Records shown.
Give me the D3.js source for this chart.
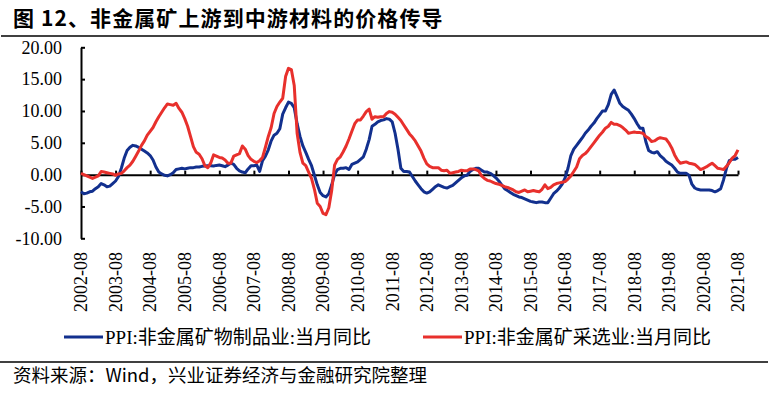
<!doctype html>
<html>
<head>
<meta charset="UTF-8">
<title>非金属矿价格传导</title>
<script src="https://d3js.org/d3.v7.min.js"></script>
<style>
  body { margin: 0; background: #fff; }
  svg text { fill: #000; }
</style>
</head>
<body>
<svg id="chart" width="777" height="394"></svg>
<script>
// 非金属矿物制品业 PPI 当月同比 (2002-08 .. 2021-08, monthly)
var blueVals = [
  -2.7, -3.0, -2.9, -2.7, -2.6, -2.2, -1.9, -1.4, -1.6, -1.9, -1.8, -1.4,
  -1.0, -0.3, 1.0, 2.6, 3.8, 4.3, 4.6, 4.5, 4.3, 4.0, 3.7, 3.4,
  3.0, 2.3, 1.2, 0.4, 0.1, -0.1, -0.2, 0.0, 0.3, 0.8, 0.9, 1.0,
  0.9, 1.0, 1.1, 1.1, 1.2, 1.2, 1.3, 1.35, 1.4, 1.4, 1.35, 1.45,
  1.5, 1.4, 1.25, 1.5, 1.8, 1.6, 1.0, 0.6, 0.4, 0.3, 0.9, 1.4,
  1.4, 1.5, 0.5, 2.2, 2.9, 3.9, 5.3, 6.2, 6.5, 7.2, 9.5, 10.5,
  11.4, 11.2, 10.5, 8.0, 6.0, 4.5, 3.5, 2.4, 1.4, -0.1, -1.6, -2.8,
  -3.3, -3.5, -3.0, -1.6, 0.0, 0.8, 1.0, 1.0, 1.1, 0.8, 1.6, 1.8,
  2.0, 2.4, 2.8, 4.0, 5.5, 7.6, 7.9, 8.3, 8.5, 8.6, 8.8, 8.7,
  8.3, 6.5, 4.0, 1.0, 0.5, 0.5, 0.4, -0.3, -1.0, -1.6, -2.2, -2.7,
  -2.9, -2.7, -2.3, -1.9, -1.6, -1.8, -2.0, -2.1, -1.9, -1.7, -1.3, -0.9,
  -0.5, -0.2, -0.1, 0.5, 0.8, 1.0, 1.0, 0.7, 0.4, 0.4, 0.2, -0.1,
  -0.5, -1.0, -1.6, -2.2, -2.5, -2.8, -3.1, -3.3, -3.5, -3.6, -3.8, -4.0,
  -4.2, -4.3, -4.4, -4.3, -4.3, -4.4, -4.4, -3.7, -3.0, -2.6, -2.1, -1.5,
  -0.5, 1.0, 3.0, 4.0, 4.6, 5.2, 5.8, 6.5, 7.0, 7.6, 8.1, 8.8,
  9.4, 10.0, 10.0, 11.0, 12.6, 13.3, 12.3, 11.2, 10.7, 10.4, 10.1, 9.5,
  8.8, 8.0, 7.3, 7.3, 5.2, 3.8, 3.5, 3.4, 3.6, 3.0, 2.6, 2.1,
  1.8, 1.5, 1.0, 0.4, 0.2, 0.2, 0.2, -0.1, -1.5, -2.1, -2.3, -2.4,
  -2.4, -2.4, -2.4, -2.5, -2.7, -2.5, -2.2, -0.8, 1.0, 2.2, 2.4, 2.4, 2.7
];

// 非金属矿采选业 PPI 当月同比
var redVals = [
  0.2, 0.0, -0.2, -0.4, -0.6, -0.4, -0.2, 0.5, 0.4, 0.3, 0.2, 0.1,
  -0.1, 0.1, 0.2, 0.6, 1.1, 1.5, 2.1, 2.9, 3.7, 4.6, 5.3, 6.2,
  6.8, 7.4, 8.3, 9.1, 9.8, 10.5, 11.1, 11.0, 10.9, 11.2, 10.4, 9.8,
  8.8, 7.6, 6.0, 4.4, 3.5, 3.2, 2.5, 1.4, 1.1, 1.8, 3.1, 2.9,
  2.7, 2.6, 2.3, 1.8, 1.8, 2.9, 3.1, 3.3, 4.5, 4.0, 3.0, 2.4,
  2.1, 1.9, 2.2, 2.7, 4.3, 6.0, 7.4, 9.6, 10.7, 11.4, 12.0, 15.4,
  16.7, 16.5, 14.0, 6.5, 3.5, 1.8, 1.4, 0.4, -0.6, -2.3, -4.5, -5.0,
  -6.1, -6.3, -5.2, -2.5, 1.5, 2.4, 2.8, 3.6, 4.5, 5.6, 6.8, 8.0,
  8.6, 8.6, 9.2, 9.9, 10.3, 8.7, 9.1, 9.0, 9.1, 9.1, 9.6, 9.9,
  9.8, 9.5, 9.0, 8.5, 7.8, 7.1, 6.4, 5.9, 5.3, 4.5, 3.7, 2.6,
  1.7, 1.3, 1.1, 1.1, 1.1, 0.7, 0.6, 0.7, 0.2, 0.3, 0.4, 0.5,
  0.7, 0.6, 0.6, 0.9, 0.9, 0.8, 0.6, -0.2, -0.6, -0.9, -1.0, -1.2,
  -1.4, -1.5, -1.7, -1.9, -2.0, -2.2, -2.4, -2.7, -2.8, -2.6, -2.4, -2.7,
  -2.6, -2.5, -2.6, -2.7, -2.3, -1.6, -2.2, -2.0, -1.6, -1.4, -1.3, -1.2,
  -1.1, -0.7, -0.2, 0.5, 1.2, 2.5, 3.0, 3.3, 3.8, 4.4, 5.0, 5.6,
  6.2, 6.7, 7.3, 7.6, 8.2, 7.9, 7.9, 7.7, 7.4, 7.0, 6.5, 6.6,
  6.7, 6.6, 6.6, 6.5, 6.0, 5.7, 5.2, 5.3, 5.6, 5.8, 5.7, 5.6,
  5.0, 4.2, 3.1, 2.3, 1.8, 1.9, 2.0, 1.8, 1.7, 1.6, 1.2, 0.8,
  1.0, 1.2, 1.5, 1.8, 1.4, 1.0, 0.9, 0.8, 1.3, 1.9, 2.6, 3.0, 3.9
];

var tickLabels = ["2002-08", "2003-08", "2004-08", "2005-08", "2006-08", "2007-08",
  "2008-08", "2009-08", "2010-08", "2011-08", "2012-08", "2013-08", "2014-08",
  "2015-08", "2016-08", "2017-08", "2018-08", "2019-08", "2020-08", "2021-08"];
var yTicks = [-10, -5, 0, 5, 10, 15, 20];

var seriesNames = ["PPI:非金属矿物制品业:当月同比", "PPI:非金属矿采选业:当月同比"];
var colors = ["#12308e", "#e8302c"];

var title = "图 12、非金属矿上游到中游材料的价格传导";
var source = "资料来源：Wind，兴业证券经济与金融研究院整理";

// monthly category labels
var fmt = d3.timeFormat("%Y-%m");
var months = d3.timeMonth.range(new Date(2002, 7, 1), new Date(2021, 8, 1)).map(fmt);

var svg = d3.select("#chart");
var serif = "'Liberation Serif','Times New Roman','Noto Sans CJK SC',serif";

var x = d3.scalePoint().domain(months).range([81, 738]);
var y = d3.scaleLinear().domain([-10, 20]).range([238.3, 47.3]);

// title
svg.append("text")
   .attr("x", 13).attr("y", 26)
   .attr("font-family", "'Noto Sans CJK SC',sans-serif")
   .attr("font-weight", "bold")
   .attr("font-size", 21)
   .attr("letter-spacing", 1.1)
   .text(title);

svg.append("line")
   .attr("x1", 1).attr("x2", 769).attr("y1", 36).attr("y2", 36)
   .attr("stroke", "#000").attr("stroke-width", 1.6);

// y axis
var yAxis = svg.append("g")
   .attr("transform", "translate(81,0)")
   .call(d3.axisLeft(y).tickValues(yTicks)
      .tickSizeInner(-4).tickSizeOuter(0).tickPadding(19)
      .tickFormat(function(d){ return d.toFixed(2); }));
yAxis.selectAll("path,line").attr("stroke", "#000").attr("stroke-width", 2);
yAxis.selectAll("text")
   .attr("font-family", serif).attr("font-size", 18).attr("fill", "#000");

// zero axis
var xAxis = svg.append("g")
   .attr("transform", "translate(0," + y(0) + ")")
   .call(d3.axisBottom(x).tickValues(tickLabels)
      .tickSizeInner(-4).tickSizeOuter(0).tickFormat(""));
xAxis.selectAll("path,line").attr("stroke", "#000").attr("stroke-width", 2);

// x labels, rotated
svg.append("g").selectAll("text")
   .data(tickLabels)
   .enter().append("text")
   .attr("transform", function(d){ return "translate(" + x(d) + ",252) rotate(-90)"; })
   .attr("text-anchor", "end")
   .attr("dy", "0.35em")
   .attr("font-family", serif)
   .attr("font-size", 18)
   .text(function(d){ return d; });

// lines
var line = d3.line()
   .x(function(d, i){ return x(months[i]); })
   .y(function(d){ return y(d); });

[blueVals, redVals].forEach(function(vals, k){
    svg.append("path")
       .datum(vals)
       .attr("d", line)
       .attr("fill", "none")
       .attr("stroke", colors[k])
       .attr("stroke-width", 3)
       .attr("stroke-linejoin", "round");
});

// legend
var legendX = [64, 423];
seriesNames.forEach(function(name, k){
    svg.append("line")
       .attr("x1", legendX[k]).attr("x2", legendX[k] + 39)
       .attr("y1", 337).attr("y2", 337)
       .attr("stroke", colors[k]).attr("stroke-width", 3);
    svg.append("text")
       .attr("x", legendX[k] + 41).attr("y", 337)
       .attr("dy", "0.35em")
       .attr("font-family", serif)
       .attr("font-size", 19)
       .text(name);
});

svg.append("line")
   .attr("x1", 0).attr("x2", 768).attr("y1", 362).attr("y2", 362)
   .attr("stroke", "#000").attr("stroke-width", 1.6);

svg.append("text")
   .attr("x", 13).attr("y", 376)
   .attr("dy", "0.35em")
   .attr("font-family", "'Noto Sans CJK SC',sans-serif")
   .attr("font-size", 18.5)
   .text(source);
</script>
</body>
</html>
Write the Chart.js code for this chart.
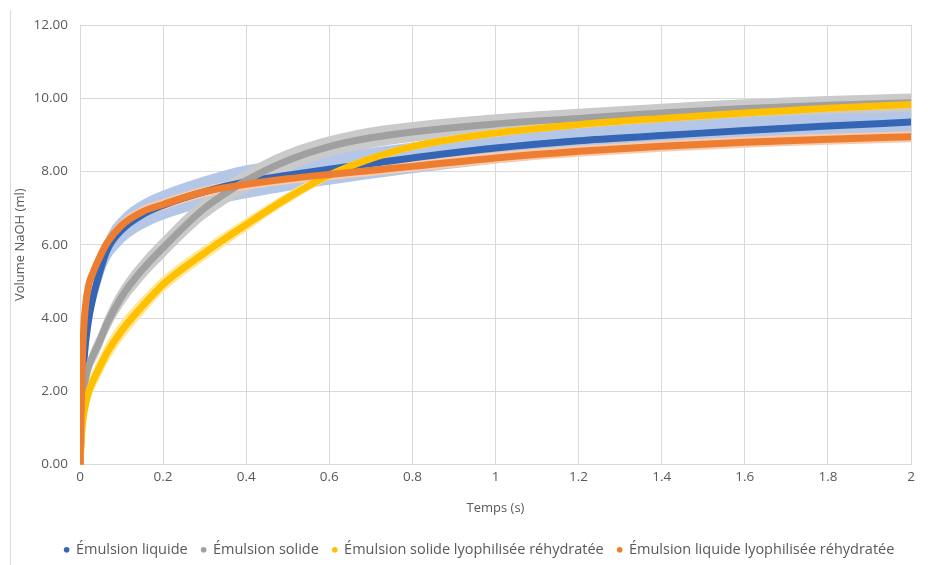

Exercise goal.
Pick out each line in the material containing "source".

Final result.
Give me the D3.js source for this chart.
var source = "资料来源：Wind，兴业证券经济与金融研究院整理";
   .text(source);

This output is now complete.